Behalve in geloofversterkend geestelijk voedsel voorziet de gemeente ook in opleiding voor degenen die willen deelnemen aan de voornaamste activiteit van de gemeente. Wat is die activiteit?
Opleiding waarin de gemeente voorziet
De christelijke gemeente is geen gezelligheidsvereniging, waar mensen alleen maar aangenaam beziggehouden worden en elkaar misschien aanmoedigen beter te leven. Jezus gaf de gemeente de opdracht het goede nieuws van het Koninkrijk te brengen naar mensen die in geestelijke duisternis leven (Handelingen 1:8; 1 Petrus 2:9). Vanaf de dag van haar oprichting op Pinksteren 33 G.T. was ze een organisatie van predikers (Handelingen 2:4). Hebt u wel eens meegemaakt dat u probeerde iemand over Jehovah’s voornemens te vertellen, maar er niet in slaagde hem te overtuigen? Gemeentevergaderingen voorzien in persoonlijke opleiding in de kunst van onderwijzen. Door bijbelse voorbeelden te bestuderen, leren wij hoe wij een gemeenschappelijke basis kunnen leggen van waar uit wij kunnen redeneren, hoe wij de Schrift kunnen gebruiken als een basis voor logische argumentatie, en hoe wij anderen kunnen helpen redeneren door gebruik te maken van vragen en illustraties. Zulke vaardigheden kunnen u in staat stellen de onuitsprekelijke vreugde te ervaren iemand anders te helpen de bijbelse waarheid te begrijpen.

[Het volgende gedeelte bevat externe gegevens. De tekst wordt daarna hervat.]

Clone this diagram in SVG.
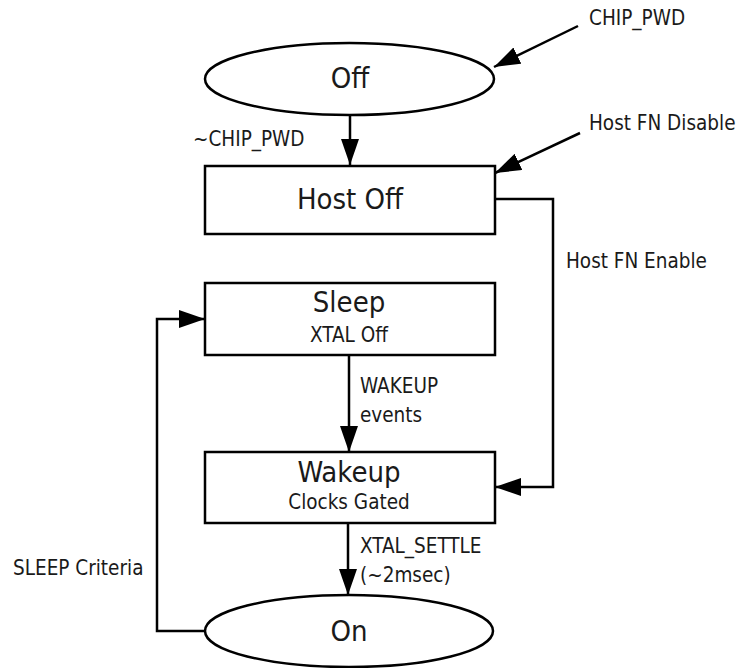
<svg xmlns="http://www.w3.org/2000/svg" width="741" height="668" viewBox="0 0 741 668">
<defs>
<marker id="ah" markerUnits="userSpaceOnUse" markerWidth="26" markerHeight="18" refX="26" refY="9" orient="auto">
<path d="M0,0 L26,9 L0,18 z" fill="#000"/>
</marker>
</defs>
<style>
.n{fill:#fff;stroke:#000;stroke-width:2.5}
.c{fill:none;stroke:#000;stroke-width:2.5}
text{font-family:"DejaVu Sans Condensed","DejaVu Sans",sans-serif;font-stretch:condensed;fill:#1a1a1a}
.big{font-size:29px;text-anchor:middle}
.sub{font-size:20.5px;text-anchor:middle}
.lbl{font-size:20.5px}
</style>
<rect width="741" height="668" fill="#fff"/>
<g id="connectors">
<path class="c" d="M350,115 V165" marker-end="url(#ah)"/>
<path class="c" d="M578,26 L494,67" marker-end="url(#ah)"/>
<path class="c" d="M580,133 L495,173" marker-end="url(#ah)"/>
<path class="c" d="M495,199 H553 V487 H495" marker-end="url(#ah)"/>
<path class="c" d="M349,355 V452" marker-end="url(#ah)"/>
<path class="c" d="M348,523 V595" marker-end="url(#ah)"/>
<path class="c" d="M205,631 H157 V319 H205" marker-end="url(#ah)"/>
<text class="lbl" x="193" y="146">~CHIP_PWD</text>
<text class="lbl" x="589" y="25">CHIP_PWD</text>
<text class="lbl" x="589" y="130">Host FN Disable</text>
<text class="lbl" x="566" y="268">Host FN Enable</text>
<text class="lbl" x="360" y="393">WAKEUP</text>
<text class="lbl" x="360" y="422">events</text>
<text class="lbl" x="360" y="553">XTAL_SETTLE</text>
<text class="lbl" x="360" y="582">(~2msec)</text>
<text class="lbl" x="13" y="575">SLEEP Criteria</text>
</g>
<g id="off">
<ellipse class="n" cx="349.5" cy="79" rx="144.5" ry="36"/>
<text class="big" x="350" y="88">Off</text>
</g>
<g id="hostoff">
<rect class="n" x="205" y="166" width="290" height="68"/>
<text class="big" x="350" y="209">Host Off</text>
</g>
<g id="sleep">
<rect class="n" x="205" y="283" width="290" height="72"/>
<text class="big" x="349" y="312">Sleep</text>
<text class="sub" x="349" y="342">XTAL Off</text>
</g>
<g id="wakeup">
<rect class="n" x="205" y="452" width="290" height="71"/>
<text class="big" x="349" y="482">Wakeup</text>
<text class="sub" x="349" y="509">Clocks Gated</text>
</g>
<g id="on">
<ellipse class="n" cx="349" cy="631" rx="144" ry="36"/>
<text class="big" x="349" y="641">On</text>
</g>
</svg>
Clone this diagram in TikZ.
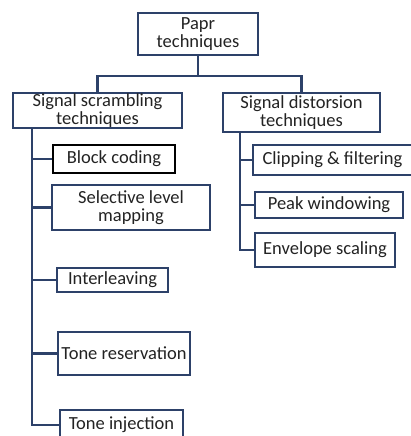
\documentclass[tikz,border=0pt]{standalone}
\usepackage{fontspec}
\setmainfont{Carlito}
\usetikzlibrary{backgrounds}
\definecolor{navy}{RGB}{45,65,105}
\definecolor{txt}{RGB}{35,35,35}
\begin{document}
\begin{tikzpicture}[x=1pt,y=-1pt,
  box/.style={draw=navy,line width=2.2pt,fill=white,text=txt,align=center,inner sep=0pt,font=\fontsize{18.5}{17.5}\selectfont},
  conn/.style={draw=navy,line width=2.2pt}]
\useasboundingbox (0,0) rectangle (411,436);
\coordinate (mid) at (198,76);
\coordinate (lt) at (32,128);
\coordinate (rt) at (240,132);
\node[box,minimum width=120pt,minimum height=42pt] (papr) at (198,34) {Papr\\techniques};
\node[box,minimum width=169pt,minimum height=35pt] (scr) at (97.5,110.5) {Signal scrambling\\techniques};
\node[box,minimum width=157pt,minimum height=39pt] (dis) at (301.5,112.5) {Signal distorsion\\techniques};
\node[box,draw=black,minimum width=122pt,minimum height=28pt] (bc) at (114,159) {Block coding};
\node[box,minimum width=158pt,minimum height=45pt] (slm) at (131,207.5) {Selective level\\mapping};
\node[box,minimum width=111pt,minimum height=24pt] (il) at (112.5,280) {Interleaving};
\node[box,minimum width=132pt,minimum height=43pt] (tr) at (124,353.5) {Tone reservation};
\node[box,minimum width=123pt,minimum height=30pt] (ti) at (121.5,425) {Tone injection};
\node[box,minimum width=159pt,minimum height=30pt] (cf) at (332.5,160) {Clipping \& filtering};
\node[box,minimum width=148pt,minimum height=26pt] (pw) at (329,205) {Peak windowing};
\node[box,minimum width=140pt,minimum height=34pt] (es) at (325,250) {Envelope scaling};
\begin{scope}[on background layer]
\draw[conn] (papr.south) -- (mid);
\draw[conn] (mid) -| (scr.north);
\draw[conn] (mid) -| (dis.north);
\draw[conn] (lt) |- (bc.west);
\draw[conn] (lt) |- (slm.west);
\draw[conn] (lt) |- (il.west);
\draw[conn] (lt) |- (tr.west);
\draw[conn] (lt) |- (ti.west);
\draw[conn] (rt) |- (cf.west);
\draw[conn] (rt) |- (pw.west);
\draw[conn] (rt) |- (es.west);
\end{scope}
\end{tikzpicture}
\end{document}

In deze door strijd verscheurde, immorele wereld is de christelijke gemeente een waar geestelijk toevluchtsoord. Al bestaat ze uit onvolmaakte mensen, ze is een veilige haven van vrede en liefde. Wees daarom een geregelde bezoeker van al haar vergaderingen en ervaar zelf de waarheid van de woorden van de psalmist: „Zie! Hoe goed en hoe aangenaam is het als broeders in eenheid te zamen wonen! . . . Jehovah [gebood] de zegen . . ., ja, leven tot onbepaalde tijd.” — Psalm 133:1, 3.